On how he startled George H.W. Bush at the Ted Williams Museum: [Ted] hollers to me, "Maurice! Have you met the president?" And I say, "Noooo, I haven’t, Theodoooore." He says, "Mr. President, Maurice McDermott." I said, "GEORGE, HOW THE HELL ARE YA, PAL?!" Holy Christ! Ted’s reaching for his head, going, "He’s calling my commander-in-chief ‘George!?’" I said, "Wait a minute, Ted! He played first base at Yale! Right, George?" And Bush gave me the high-five and laughed like hell. Ted just couldn’t get over it. He was gonna kill me!
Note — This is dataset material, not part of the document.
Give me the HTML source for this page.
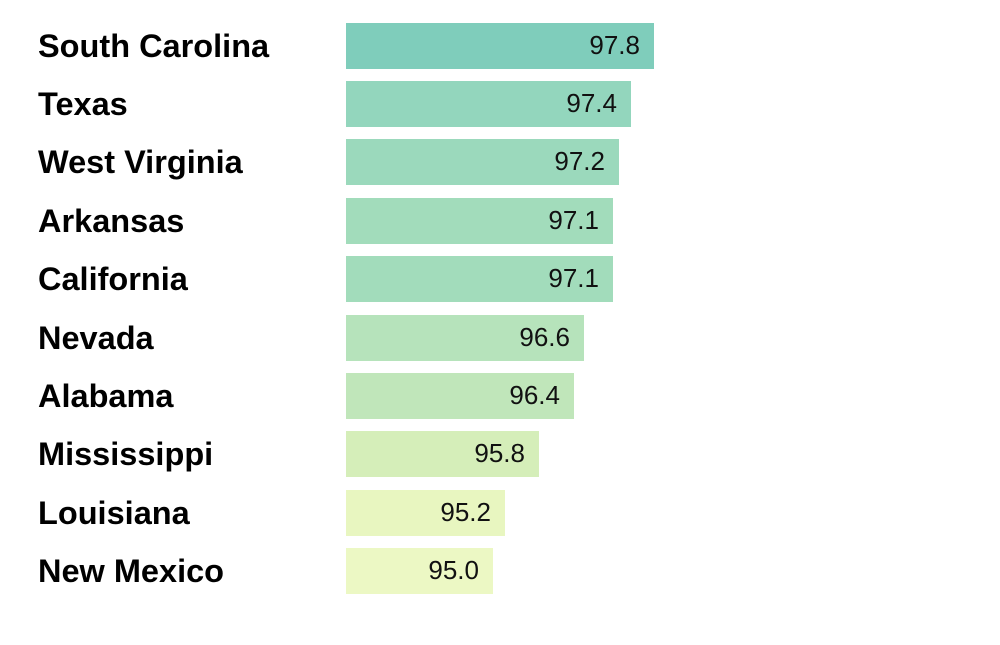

Q: Didn't you play in Havana, too? A: A lot of us did. My highest salary in the majors was $19,500 with Washington, and that was after an 18-win season. So an extra few thousand a month in winter ball helped pay the rent. My last game in Havana we hear shots along about the fifth inning from the streets outside the field. The first-base coach falls down, struck in the head by a spent bullet. Luckily he's wearing a batting helmet. Then the shortstop gets hit in the leg. It's Fidel Castro invading Havana. Game called on account of revolution. Somebody shouts, "Run for the bus." I think I broke Mickey Mantle's record for the mile. We spent the next three days hiding under the bed at the Hotel Nacional. Finally Castro comes in and makes a fiery speech. The part I liked was, "Yanqui, go home!" I went. As fast as I could.
Q: When you played in Boston, you sang at a local nightclub in the off-season. Were you able to go back there and sing after you were traded to Washington? A: I wanted to so I went back to see the owner of Steubens, Joe Schneider. "Season's over," I said, "Wanna book me for a few weeks?" He said, "Mickey, 18 and 10 with the Red Sox, what a beautiful voice! But 7 and 15 in Washington? You don't sing so good no more."